## Exercise aim
Output each line exactly as it appears, skipping any embedded picture.

## Data segment
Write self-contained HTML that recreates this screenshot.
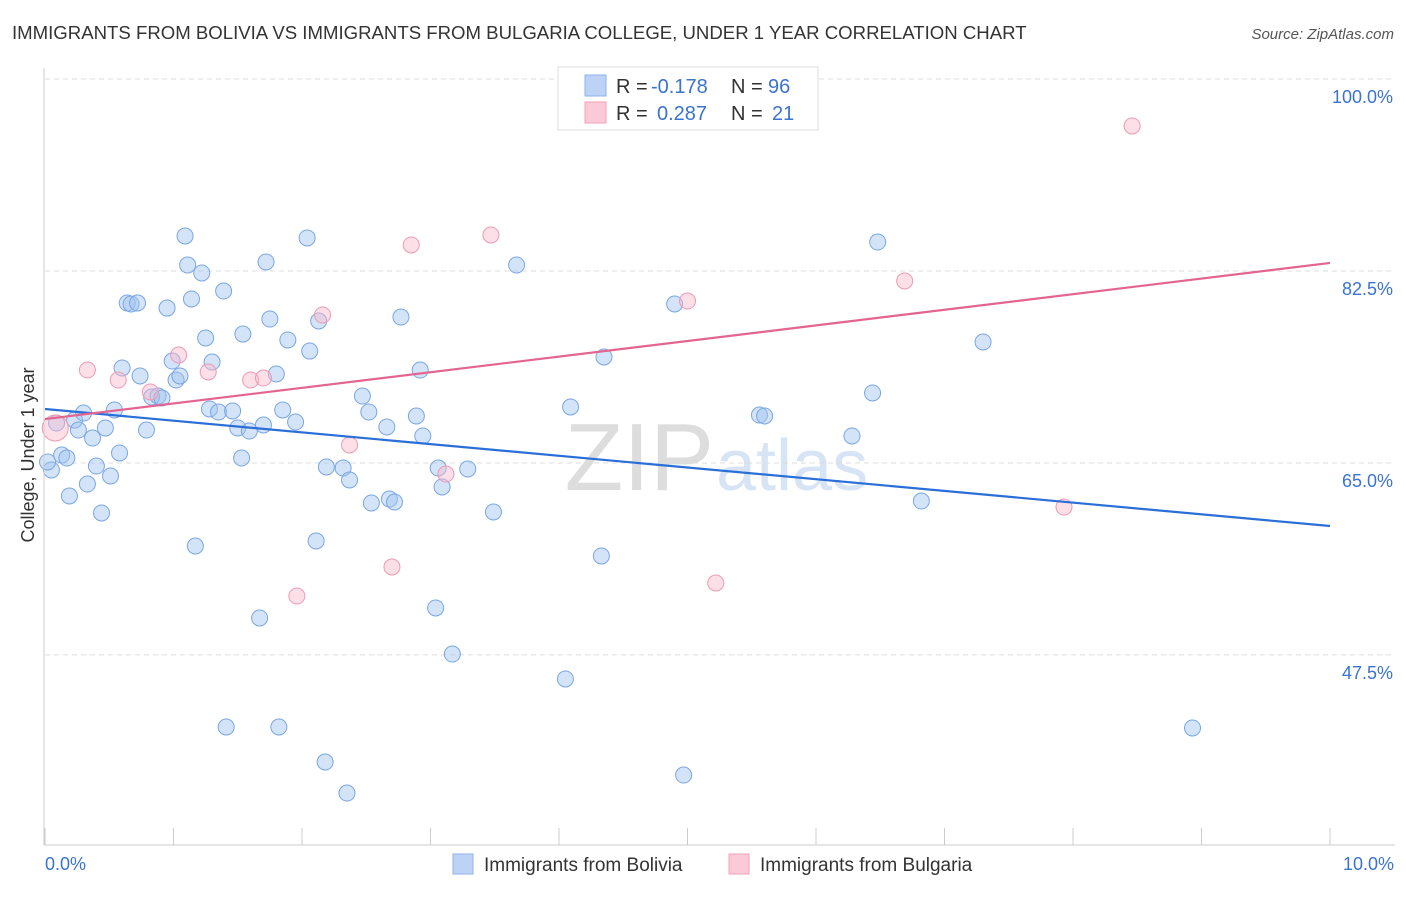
<!DOCTYPE html>
<html><head><meta charset="utf-8"><style>
body{margin:0;background:#fff;font-family:"Liberation Sans",sans-serif;}
svg text{font-family:"Liberation Sans",sans-serif;}
</style></head><body>
<svg id="chart" width="1406" height="892" xmlns="http://www.w3.org/2000/svg">
<text x="12" y="39" font-size="18.6" fill="#333">IMMIGRANTS FROM BOLIVIA VS IMMIGRANTS FROM BULGARIA COLLEGE, UNDER 1 YEAR CORRELATION CHART</text>
<text x="1394" y="39" font-size="15" fill="#555" font-style="italic" text-anchor="end">Source: ZipAtlas.com</text>
<text x="714" y="490" font-size="96" fill="#ddd" text-anchor="end" font-family="Liberation Serif">ZIP</text>
<text x="716" y="490" font-size="72" fill="#d6e4f5">atlas</text>
<text transform="translate(34,455) rotate(-90)" font-size="18" fill="#333" text-anchor="middle">College, Under 1 year</text>
<g id="grid"></g><g id="ticks"></g><g id="pts"></g><g id="lines"></g>
<line x1="44" y1="68" x2="44" y2="845" stroke="#ccc"/>
<line x1="44" y1="845" x2="1395" y2="845" stroke="#ccc"/>
<text x="45" y="870" font-size="18" fill="#3a73d0">0.0%</text>
<text x="1394" y="870" font-size="18" fill="#3a73d0" text-anchor="end">10.0%</text>
<g>
<rect x="558" y="67" width="260" height="63" fill="#fff" stroke="#ddd"/>
<rect x="585" y="75" width="21" height="21" fill="#bcd3f5" stroke="#8fb2e8"/>
<rect x="585" y="102" width="21" height="21" fill="#fbcad8" stroke="#f0a0b8"/>
<text x="616" y="93" font-size="20" fill="#333">R = </text><text x="651" y="93" font-size="20" fill="#3a73d0">-0.178</text>
<text x="731" y="93" font-size="20" fill="#333">N = </text><text x="768" y="93" font-size="20" fill="#3a73d0">96</text>
<text x="616" y="120" font-size="20" fill="#333">R = </text><text x="657" y="120" font-size="20" fill="#3a73d0">0.287</text>
<text x="731" y="120" font-size="20" fill="#333">N = </text><text x="772" y="120" font-size="20" fill="#3a73d0">21</text>
</g>
<g>
<rect x="453" y="854" width="20" height="20" fill="#bcd3f5" stroke="#8fb2e8"/>
<text x="484" y="871" font-size="19" fill="#333">Immigrants from Bolivia</text>
<rect x="729" y="854" width="20" height="20" fill="#fbcad8" stroke="#f0a0b8"/>
<text x="760" y="871" font-size="19" fill="#333">Immigrants from Bulgaria</text>
</g>
</svg>
<script>
const yTicks=[100,82.5,65,47.5];
const yTickLabels=["100.0%","82.5%","65.0%","47.5%"];
const xTicks=[0,1,2,3,4,5,6,7,8,9,10];
const boliviaX=[.05,.02,.09,.13,.17,.19,.23,.26,.30,.33,.37,.40,.44,.47,.51,.54,.58,.60,.64,.67,.72,.74,.79,.83,.88,.91,.95,.99,1.02,1.05,1.09,1.11,1.14,1.17,1.22,1.25,1.28,1.30,1.35,1.39,1.41,1.46,1.50,1.53,1.54,1.59,1.67,1.70,1.72,1.75,1.80,1.82,1.85,1.89,1.95,2.04,2.06,2.11,2.13,2.18,2.19,2.32,2.35,2.37,2.47,2.52,2.54,2.66,2.68,2.72,2.77,2.89,2.92,2.94,3.04,3.06,3.09,3.17,3.29,3.49,3.67,4.05,4.09,4.33,4.35,4.90,4.97,5.56,5.60,6.28,6.44,6.48,6.82,7.30,8.93];
const boliviaY=[64.36,65.09,68.64,65.72,65.45,61.99,68.91,68.00,69.55,63.08,67.27,64.72,60.44,68.19,63.81,69.83,65.91,73.66,79.58,79.49,79.58,72.93,68.00,71.01,71.10,70.92,79.12,74.29,72.56,72.93,85.69,83.04,79.95,57.43,82.32,76.39,69.92,74.20,69.64,80.67,40.93,69.74,68.19,65.45,76.75,67.91,50.87,68.46,83.32,78.12,73.11,40.93,69.83,76.21,68.73,85.51,75.20,57.89,77.94,37.74,64.63,64.54,34.91,63.45,71.10,69.64,61.35,68.28,61.71,61.44,78.30,69.28,73.47,67.46,51.78,64.54,62.81,47.58,64.45,60.53,83.04,45.31,70.10,56.52,74.66,79.49,36.55,69.37,69.28,67.46,71.38,85.14,61.53,76.03,40.84];
const bulgariaX=[.08,.33,.57,.82,1.04,1.27,1.60,1.70,1.96,2.16,2.37,2.70,2.85,3.12,3.47,5.00,5.22,5.67,6.69,7.93,8.46];
const bulgariaY=[68.19,73.47,72.56,71.47,74.84,73.29,72.56,72.74,52.87,78.49,66.64,55.52,84.87,63.99,85.78,79.76,54.06,99.91,81.59,60.98,95.72];
const boliviaTrend=[69.92,59.25];
const bulgariaTrend=[69.0,83.23];
const NS="http://www.w3.org/2000/svg";
const X=v=>45+v*128.5, Y=v=>79+(100-v)*10.97;
function mk(t,a,p){const e=document.createElementNS(NS,t);for(const k in a)e.setAttribute(k,a[k]);p.appendChild(e);return e;}
const grid=document.getElementById('grid'),ticks=document.getElementById('ticks'),pts=document.getElementById('pts'),lines=document.getElementById('lines');
let g0=mk('line',{x1:45,x2:1395,y1:79,y2:79,stroke:'#ddd','stroke-dasharray':'5,4'},grid);


yTicks.forEach((v,i)=>{
 const l=mk('line',{x1:45,x2:1395,y1:Y(v),y2:Y(v),stroke:'#ddd','stroke-dasharray':'5,4'},grid);
 
 
 const t=mk('text',{x:1393,y:Y(v)+24,'font-size':18,fill:'#3a73d0','text-anchor':'end'},ticks);
 t.textContent=yTickLabels[i];
 
 
});
xTicks.forEach(v=>{
 const l=mk('line',{x1:X(v),x2:X(v),y1:828,y2:845,stroke:'#ccc'},ticks);
 
 
});
boliviaX.forEach((v,i)=>{
 const c=mk('circle',{cx:X(v),cy:Y(boliviaY[i]),r:8,fill:'rgba(160,195,240,0.45)',stroke:'#7aa6e3','stroke-width':1},pts);
 
 
});
bulgariaX.forEach((v,i)=>{
 const c=mk('circle',{cx:X(v),cy:Y(bulgariaY[i]),r:i==0?13:8,fill:'rgba(250,185,205,0.45)',stroke:'#ee9ab5','stroke-width':1},pts);
 
 
});
const bl=mk('line',{x1:X(0),x2:X(10),y1:Y(boliviaTrend[0]),y2:Y(boliviaTrend[1]),stroke:'#2a6fd8','stroke-width':2.2},lines);


const pl=mk('line',{x1:X(0),x2:X(10),y1:Y(bulgariaTrend[0]),y2:Y(bulgariaTrend[1]),stroke:'#e3648f','stroke-width':2.2},lines);


</script>
</body></html>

## Complete response
Write self-contained HTML that recreates this screenshot.
<!DOCTYPE html>
<html><head><meta charset="utf-8"><style>
body{margin:0;background:#fff;font-family:"Liberation Sans",sans-serif;}
svg text{font-family:"Liberation Sans",sans-serif;}
</style></head><body>
<svg id="chart" width="1406" height="892" xmlns="http://www.w3.org/2000/svg">
<text x="12" y="39" font-size="18.6" fill="#333">IMMIGRANTS FROM BOLIVIA VS IMMIGRANTS FROM BULGARIA COLLEGE, UNDER 1 YEAR CORRELATION CHART</text>
<text x="1394" y="39" font-size="15" fill="#555" font-style="italic" text-anchor="end">Source: ZipAtlas.com</text>
<text x="714" y="490" font-size="96" fill="#ddd" text-anchor="end" font-family="Liberation Serif">ZIP</text>
<text x="716" y="490" font-size="72" fill="#d6e4f5">atlas</text>
<text transform="translate(34,455) rotate(-90)" font-size="18" fill="#333" text-anchor="middle">College, Under 1 year</text>
<g id="grid"></g><g id="ticks"></g><g id="pts"></g><g id="lines"></g>
<line x1="44" y1="68" x2="44" y2="845" stroke="#ccc"/>
<line x1="44" y1="845" x2="1395" y2="845" stroke="#ccc"/>
<text x="45" y="870" font-size="18" fill="#3a73d0">0.0%</text>
<text x="1394" y="870" font-size="18" fill="#3a73d0" text-anchor="end">10.0%</text>
<g>
<rect x="558" y="67" width="260" height="63" fill="#fff" stroke="#ddd"/>
<rect x="585" y="75" width="21" height="21" fill="#bcd3f5" stroke="#8fb2e8"/>
<rect x="585" y="102" width="21" height="21" fill="#fbcad8" stroke="#f0a0b8"/>
<text x="616" y="93" font-size="20" fill="#333">R = </text><text x="651" y="93" font-size="20" fill="#3a73d0">-0.178</text>
<text x="731" y="93" font-size="20" fill="#333">N = </text><text x="768" y="93" font-size="20" fill="#3a73d0">96</text>
<text x="616" y="120" font-size="20" fill="#333">R = </text><text x="657" y="120" font-size="20" fill="#3a73d0">0.287</text>
<text x="731" y="120" font-size="20" fill="#333">N = </text><text x="772" y="120" font-size="20" fill="#3a73d0">21</text>
</g>
<g>
<rect x="453" y="854" width="20" height="20" fill="#bcd3f5" stroke="#8fb2e8"/>
<text x="484" y="871" font-size="19" fill="#333">Immigrants from Bolivia</text>
<rect x="729" y="854" width="20" height="20" fill="#fbcad8" stroke="#f0a0b8"/>
<text x="760" y="871" font-size="19" fill="#333">Immigrants from Bulgaria</text>
</g>
</svg>
<script>
const yTicks=[100,82.5,65,47.5];
const yTickLabels=["100.0%","82.5%","65.0%","47.5%"];
const xTicks=[0,1,2,3,4,5,6,7,8,9,10];
const boliviaX=[.05,.02,.09,.13,.17,.19,.23,.26,.30,.33,.37,.40,.44,.47,.51,.54,.58,.60,.64,.67,.72,.74,.79,.83,.88,.91,.95,.99,1.02,1.05,1.09,1.11,1.14,1.17,1.22,1.25,1.28,1.30,1.35,1.39,1.41,1.46,1.50,1.53,1.54,1.59,1.67,1.70,1.72,1.75,1.80,1.82,1.85,1.89,1.95,2.04,2.06,2.11,2.13,2.18,2.19,2.32,2.35,2.37,2.47,2.52,2.54,2.66,2.68,2.72,2.77,2.89,2.92,2.94,3.04,3.06,3.09,3.17,3.29,3.49,3.67,4.05,4.09,4.33,4.35,4.90,4.97,5.56,5.60,6.28,6.44,6.48,6.82,7.30,8.93];
const boliviaY=[64.36,65.09,68.64,65.72,65.45,61.99,68.91,68.00,69.55,63.08,67.27,64.72,60.44,68.19,63.81,69.83,65.91,73.66,79.58,79.49,79.58,72.93,68.00,71.01,71.10,70.92,79.12,74.29,72.56,72.93,85.69,83.04,79.95,57.43,82.32,76.39,69.92,74.20,69.64,80.67,40.93,69.74,68.19,65.45,76.75,67.91,50.87,68.46,83.32,78.12,73.11,40.93,69.83,76.21,68.73,85.51,75.20,57.89,77.94,37.74,64.63,64.54,34.91,63.45,71.10,69.64,61.35,68.28,61.71,61.44,78.30,69.28,73.47,67.46,51.78,64.54,62.81,47.58,64.45,60.53,83.04,45.31,70.10,56.52,74.66,79.49,36.55,69.37,69.28,67.46,71.38,85.14,61.53,76.03,40.84];
const bulgariaX=[.08,.33,.57,.82,1.04,1.27,1.60,1.70,1.96,2.16,2.37,2.70,2.85,3.12,3.47,5.00,5.22,5.67,6.69,7.93,8.46];
const bulgariaY=[68.19,73.47,72.56,71.47,74.84,73.29,72.56,72.74,52.87,78.49,66.64,55.52,84.87,63.99,85.78,79.76,54.06,99.91,81.59,60.98,95.72];
const boliviaTrend=[69.92,59.25];
const bulgariaTrend=[69.0,83.23];
const NS="http://www.w3.org/2000/svg";
const X=v=>45+v*128.5, Y=v=>79+(100-v)*10.97;
function mk(t,a,p){const e=document.createElementNS(NS,t);for(const k in a)e.setAttribute(k,a[k]);p.appendChild(e);return e;}
const grid=document.getElementById('grid'),ticks=document.getElementById('ticks'),pts=document.getElementById('pts'),lines=document.getElementById('lines');
let g0=mk('line',{x1:45,x2:1395,y1:79,y2:79,stroke:'#ddd','stroke-dasharray':'5,4'},grid);


yTicks.forEach((v,i)=>{
 const l=mk('line',{x1:45,x2:1395,y1:Y(v),y2:Y(v),stroke:'#ddd','stroke-dasharray':'5,4'},grid);
 
 
 const t=mk('text',{x:1393,y:Y(v)+24,'font-size':18,fill:'#3a73d0','text-anchor':'end'},ticks);
 t.textContent=yTickLabels[i];
 
 
});
xTicks.forEach(v=>{
 const l=mk('line',{x1:X(v),x2:X(v),y1:828,y2:845,stroke:'#ccc'},ticks);
 
 
});
boliviaX.forEach((v,i)=>{
 const c=mk('circle',{cx:X(v),cy:Y(boliviaY[i]),r:8,fill:'rgba(160,195,240,0.45)',stroke:'#7aa6e3','stroke-width':1},pts);
 
 
});
bulgariaX.forEach((v,i)=>{
 const c=mk('circle',{cx:X(v),cy:Y(bulgariaY[i]),r:i==0?13:8,fill:'rgba(250,185,205,0.45)',stroke:'#ee9ab5','stroke-width':1},pts);
 
 
});
const bl=mk('line',{x1:X(0),x2:X(10),y1:Y(boliviaTrend[0]),y2:Y(boliviaTrend[1]),stroke:'#2a6fd8','stroke-width':2.2},lines);


const pl=mk('line',{x1:X(0),x2:X(10),y1:Y(bulgariaTrend[0]),y2:Y(bulgariaTrend[1]),stroke:'#e3648f','stroke-width':2.2},lines);


</script>
</body></html>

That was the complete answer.